* _Task_
Pull out every line from the listing that has the word "chart".

● ● ● ● ● ● ●

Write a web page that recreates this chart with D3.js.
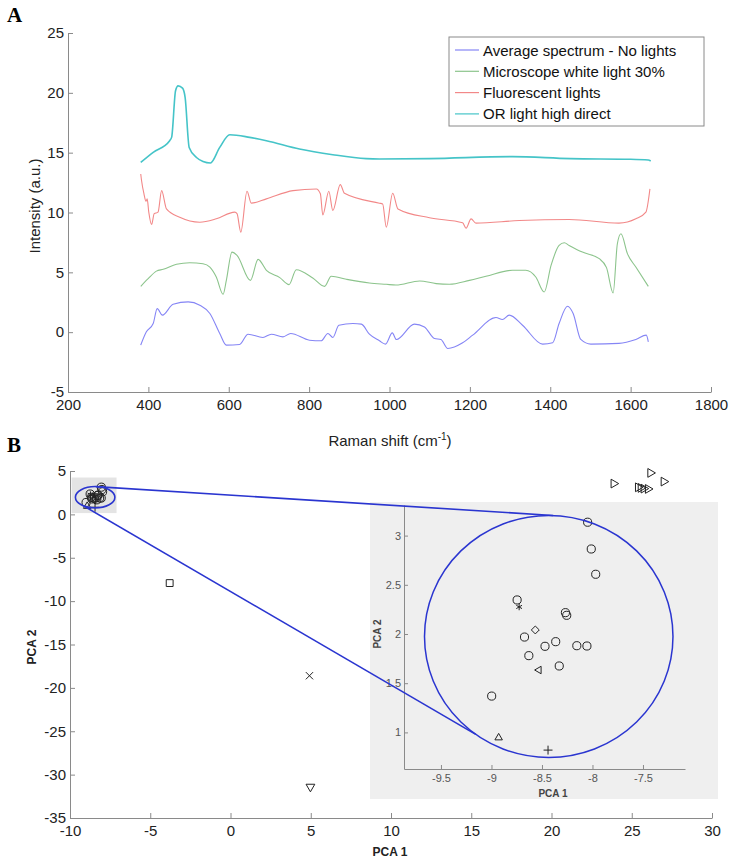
<!DOCTYPE html>
<html>
<head>
<meta charset="utf-8">
<script src="https://cdn.jsdelivr.net/npm/d3@7"></script>
<style>
  body { margin: 0; background: #fff; }
  text { font-family: "Liberation Sans", Arial, sans-serif; }
  .axis path, .axis line { stroke: #8a8a8a; }
  .axis text { fill: #222; font-size: 15px; }
  .inset-axis path, .inset-axis line { stroke: #8a8a8a; }
  .inset-axis text { fill: #555; font-size: 11px; }
</style>
</head>
<body>
<div id="chart"></div>
<script>
// spectra, [Raman shift, intensity]
const noLights = [[381,-1.08],[395,0.03],[412,0.72],[422,1.97],[435,1.42],[461.6,2.33],[499,2.53],[528,2.25],[553,1.56],[577.6,-0.11],[594,-1.08],[627,-1.03],[648,-0.17],[685,-0.44],[706,-0.17],[735,-0.39],[754,-0.11],[801,-0.67],[830,-0.72],[846.7,-0.11],[859,-0.44],[874,0.58],[909,0.72],[930,0.67],[950,-0.17],[975,-0.72],[990,-1.0],[1007,-0.06],[1017,-0.61],[1062,0.67],[1087,0.44],[1112,-0.53],[1128,-0.61],[1145,-1.36],[1182,-0.89],[1207,-0.25],[1265,1.22],[1281,1.06],[1298,1.42],[1331,0.58],[1381,-1.0],[1406,-0.89],[1422,0.72],[1443,2.17],[1457,1.56],[1476,-0.61],[1501,-1.0],[1571,-0.94],[1613,-0.61],[1639,-0.25],[1644,-0.81]]
const whiteLight30 = [[381,3.83],[399.5,4.47],[420,5.1],[437,5.25],[470,5.67],[503,5.8],[536,5.72],[553,5.44],[569,4.61],[586,3.17],[594,4.33],[608,6.69],[620.6,6.42],[654,4.33],[673,6.08],[693.7,5.17],[727,4.56],[750,3.97],[768,5.22],[809,4.53],[838.5,3.83],[855,4.67],[892.5,4.42],[950,4.11],[992,4.0],[1016,3.94],[1075,4.28],[1116,4.06],[1149,4.0],[1199,4.33],[1240,4.67],[1306,5.17],[1339,5.17],[1364,4.61],[1385,3.36],[1402,5.58],[1422,7.25],[1435,7.47],[1447,7.25],[1480,6.69],[1522,6.14],[1540,5.39],[1556.5,3.28],[1567,7.39],[1576,8.22],[1592,6.56],[1613,5.44],[1644,3.83]]
const fluorescent = [[381,13.22],[383,12.67],[389,11.56],[394,10.94],[397,11.14],[401,10.03],[408,9.0],[414.5,9.9],[424,10.03],[433,11.83],[445,10.3],[478,9.6],[528,9.19],[569,9.47],[615,10.03],[620.6,9.9],[630,8.36],[645.5,11.78],[656,10.78],[693.7,11.14],[760,11.83],[818,11.97],[828,11.56],[834,9.8],[849,11.78],[859,10.17],[877.5,12.33],[888,11.6],[975,10.78],[983,10.72],[992,8.78],[1008,11.61],[1021,10.3],[1099.5,9.56],[1182,9.14],[1190.5,8.69],[1203,9.47],[1215,9.11],[1323,9.33],[1447,9.42],[1571,9.11],[1613,9.47],[1638,10.03],[1648,11.97]]
const orLightHigh = [[381,14.19],[412,15.03],[453,16.0],[458,16.3],[467.6,20.17],[474,20.58],[485,20.39],[491.5,19.6],[501.5,15.44],[519.7,14.6],[536,14.27],[554.5,14.14],[577.6,15.44],[602.5,16.5],[652,16.28],[693.7,16.0],[776,15.3],[859,14.83],[942,14.5],[975,14.47],[1100,14.5],[1306,14.67],[1450,14.5],[1600,14.45],[1644,14.39],[1650,14.3]]

const seriesNames = ['Average spectrum - No lights', 'Microscope white light 30%', 'Fluorescent lights', 'OR light high direct']
const seriesColors = ['#8585f5', '#8cc48c', '#f28888', '#45c4c8']

const ramanTicks = [200, 400, 600, 800, 1000, 1200, 1400, 1600, 1800]
const intensityTicks = [-5, 0, 5, 10, 15, 20, 25]

// PCA scores, [PCA 1, PCA 2]
const circlePts = [[-8.048,3.136],[-8.012,2.864],[-7.968,2.607],[-8.746,2.346],[-8.268,2.217],[-8.255,2.19],[-8.673,1.969],[-8.47,1.875],[-8.364,1.922],[-8.155,1.881],[-8.055,1.878],[-8.63,1.78],[-8.329,1.675],[-8.998,1.369]]
const asteriskPts = [[-8.726,2.275]]
const diamondPts = [[-8.566,2.041]]
const leftTriPts = [[-8.53,1.634]]
const upTriPts = [[-8.929,0.946]]
const plusPts = [[-8.44,0.82]]
const squarePts = [[-3.79,-7.92]]
const crossPts = [[4.92,-18.6]]
const downTriPts = [[4.98,-31.4]]
const rightTriPts = [[23.87,3.55],[26.16,4.78],[26.99,3.78],[25.39,3.12],[25.56,3.05],[25.74,2.97],[26.01,2.93]]

const pca1Ticks = [-10, -5, 0, 5, 10, 15, 20, 25, 30]
const pca2Ticks = [-35, -30, -25, -20, -15, -10, -5, 0, 5]
const insetXTicks = [-9.5, -9, -8.5, -8, -7.5]
const insetYTicks = [1, 1.5, 2, 2.5, 3]

// zoom region and ring (data units)
const zoomBox = { x0: -9.9, x1: -7.1, y0: 0.15, y1: 4.25 }
const ring = { cx: -8.433, cy: 1.975, r: 1.23 }
const insetX = [-9.866, -7.084]
const insetY = [0.628, 3.311]

function draw() {
    const width = 734
    const height = 867
    const plain = d => String(d)

    const svg = d3.select('#chart')
        .append('svg')
        .attr('width', width)
        .attr('height', height)

    // panel letters
    svg.append('text').attr('x', 7).attr('y', 22)
        .style('font-family', '"Liberation Serif", serif').style('font-weight', 'bold').style('font-size', '21px')
        .text('A')
    svg.append('text').attr('x', 7).attr('y', 452)
        .style('font-family', '"Liberation Serif", serif').style('font-weight', 'bold').style('font-size', '21px')
        .text('B')

    // ---------------- A: spectra ----------------
    const xScale = d3.scaleLinear().domain([200, 1800]).range([68, 711])
    const yScale = d3.scaleLinear().domain([-5, 25]).range([392, 33])

    const xAxis = d3.axisBottom(xScale).tickValues(ramanTicks).tickFormat(plain)
        .tickSizeInner(-5).tickSizeOuter(0).tickPadding(7)
    svg.append('g').classed('axis', true)
        .attr('transform', `translate(0, ${yScale(-5)})`)
        .call(xAxis)

    const yAxis = d3.axisLeft(yScale).tickValues(intensityTicks).tickFormat(plain)
        .tickSizeInner(-5).tickSizeOuter(0).tickPadding(4)
    svg.append('g').classed('axis', true)
        .attr('transform', `translate(${xScale(200)}, 0)`)
        .call(yAxis)

    const line = d3.line()
        .x(d => xScale(d[0]))
        .y(d => yScale(d[1]))
        .curve(d3.curveMonotoneX)

    const spectra = [noLights, whiteLight30, fluorescent, orLightHigh]
    spectra.forEach((s, i) => {
        svg.append('path')
            .datum(s)
            .attr('d', line)
            .attr('fill', 'none')
            .attr('stroke', seriesColors[i])
            .attr('stroke-width', i === 3 ? 1.6 : 1.1)
    })

    const xLabel = svg.append('text')
        .attr('x', 390).attr('y', 446)
        .attr('text-anchor', 'middle')
        .style('font-size', '15px').attr('fill', '#222')
    xLabel.append('tspan').text('Raman shift (cm')
    xLabel.append('tspan').attr('dy', -6).style('font-size', '10px').text('-1')
    xLabel.append('tspan').attr('dy', 6).text(')')

    svg.append('text')
        .attr('transform', 'translate(40, 206) rotate(-90)')
        .attr('text-anchor', 'middle')
        .style('font-size', '15px').attr('fill', '#222')
        .text('Intensity (a.u.)')

    // legend
    const legend = svg.append('g')
    legend.append('rect')
        .attr('x', 449).attr('y', 37).attr('width', 255).attr('height', 89)
        .attr('fill', '#fff').attr('stroke', '#8a8a8a')
    seriesNames.forEach((name, i) => {
        const y = 50 + i * 21.3
        legend.append('line')
            .attr('x1', 455).attr('x2', 479).attr('y1', y).attr('y2', y)
            .attr('stroke', seriesColors[i]).attr('stroke-width', 1.2)
        legend.append('text')
            .attr('x', 483).attr('y', y + 5.5)
            .style('font-size', '15px').attr('fill', '#111')
            .text(name)
    })

    // ---------------- B: PCA ----------------
    const px = d3.scaleLinear().domain([-10, 30]).range([70, 712])
    const py = d3.scaleLinear().domain([-35, 5]).range([818, 471])

    svg.append('rect')
        .attr('x', px(zoomBox.x0)).attr('y', py(zoomBox.y1))
        .attr('width', px(zoomBox.x1) - px(zoomBox.x0))
        .attr('height', py(zoomBox.y0) - py(zoomBox.y1))
        .attr('fill', '#e4e4e4')

    svg.append('g').classed('axis', true)
        .attr('transform', `translate(0, ${py(-35)})`)
        .call(d3.axisBottom(px).tickValues(pca1Ticks).tickFormat(plain).tickSizeInner(-5).tickSizeOuter(0).tickPadding(7))
    svg.append('g').classed('axis', true)
        .attr('transform', `translate(${px(-10)}, 0)`)
        .call(d3.axisLeft(py).tickValues(pca2Ticks).tickFormat(plain).tickSizeInner(-5).tickSizeOuter(0).tickPadding(4))

    svg.append('text')
        .attr('x', 390).attr('y', 856).attr('text-anchor', 'middle')
        .style('font-size', '12px').style('font-weight', 'bold').attr('fill', '#222')
        .text('PCA 1')
    svg.append('text')
        .attr('transform', 'translate(36, 647) rotate(-90)').attr('text-anchor', 'middle')
        .style('font-size', '12px').style('font-weight', 'bold').attr('fill', '#222')
        .text('PCA 2')

    const tri = d3.symbolTriangle2 || d3.symbolTriangle
    const markerSets = [
        { pts: circlePts, type: d3.symbolCircle, size: 52, rot: 0 },
        { pts: asteriskPts, type: d3.symbolAsterisk || d3.symbolCross, size: 30, rot: 0 },
        { pts: diamondPts, type: d3.symbolDiamond2 || d3.symbolDiamond, size: 40, rot: 0 },
        { pts: leftTriPts, type: tri, size: 40, rot: -90 },
        { pts: upTriPts, type: tri, size: 40, rot: 0 },
        { pts: plusPts, type: d3.symbolPlus || d3.symbolCross, size: 28, rot: 0 },
        { pts: squarePts, type: d3.symbolSquare2 || d3.symbolSquare, size: 60, rot: 0 },
        { pts: crossPts, type: d3.symbolTimes || d3.symbolCross, size: 36, rot: 0 },
        { pts: downTriPts, type: tri, size: 55, rot: 180 },
        { pts: rightTriPts, type: tri, size: 55, rot: 90 }
    ]

    function drawMarkers(g, sx, sy) {
        markerSets.forEach(m => {
            g.selectAll(null)
                .data(m.pts)
                .join('path')
                .attr('d', d3.symbol().type(m.type).size(m.size))
                .attr('transform', d => `translate(${sx(d[0])}, ${sy(d[1])}) rotate(${m.rot})`)
                .attr('fill', 'none')
                .attr('stroke', '#222')
                .attr('stroke-width', 1)
        })
    }

    drawMarkers(svg.append('g'), px, py)

    const blue = '#2a35d0'
    svg.append('ellipse')
        .attr('cx', px(ring.cx)).attr('cy', py(ring.cy))
        .attr('rx', px(ring.cx + ring.r) - px(ring.cx))
        .attr('ry', py(ring.cy - ring.r) - py(ring.cy))
        .attr('fill', 'none').attr('stroke', blue).attr('stroke-width', 1.6)

    // inset
    const ix = d3.scaleLinear().domain(insetX).range([404, 685])
    const iy = d3.scaleLinear().domain(insetY).range([769, 505])

    svg.append('rect')
        .attr('x', 370).attr('y', 502).attr('width', 348).attr('height', 297)
        .attr('fill', '#efefef')

    svg.append('g').classed('inset-axis', true)
        .attr('transform', `translate(0, ${iy(insetY[0])})`)
        .call(d3.axisBottom(ix).tickValues(insetXTicks).tickFormat(plain).tickSizeInner(-4).tickSizeOuter(0).tickPadding(5))
    svg.append('g').classed('inset-axis', true)
        .attr('transform', `translate(${ix(insetX[0])}, 0)`)
        .call(d3.axisLeft(iy).tickValues(insetYTicks).tickFormat(plain).tickSizeInner(-4).tickSizeOuter(0).tickPadding(3))

    svg.append('text')
        .attr('x', 553).attr('y', 797).attr('text-anchor', 'middle')
        .style('font-size', '10px').style('font-weight', 'bold').attr('fill', '#444')
        .text('PCA 1')
    svg.append('text')
        .attr('transform', 'translate(381, 634) rotate(-90)').attr('text-anchor', 'middle')
        .style('font-size', '10px').style('font-weight', 'bold').attr('fill', '#444')
        .text('PCA 2')

    drawMarkers(svg.append('g'), ix, iy)

    svg.append('ellipse')
        .attr('cx', ix(ring.cx)).attr('cy', iy(ring.cy))
        .attr('rx', ix(ring.cx + ring.r) - ix(ring.cx))
        .attr('ry', iy(ring.cy - ring.r) - iy(ring.cy))
        .attr('fill', 'none').attr('stroke', blue).attr('stroke-width', 1.5)

    // connectors between the two rings
    const ringPoint = (sx, sy, deg) => {
        const a = deg * Math.PI / 180
        return [sx(ring.cx + ring.r * Math.cos(a)), sy(ring.cy + ring.r * Math.sin(a))]
    }
    ;[88, 234].forEach(deg => {
        const a = ringPoint(px, py, deg)
        const b = ringPoint(ix, iy, deg)
        svg.append('line')
            .attr('x1', a[0]).attr('y1', a[1]).attr('x2', b[0]).attr('y2', b[1])
            .attr('stroke', blue).attr('stroke-width', 1.6)
    })
}

draw()
</script>
</body>
</html>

● ● ● ● ● ● ●

* _Task result_
Write a web page that recreates this chart with D3.js.
<div id="chart"></div>
    const svg = d3.select('#chart')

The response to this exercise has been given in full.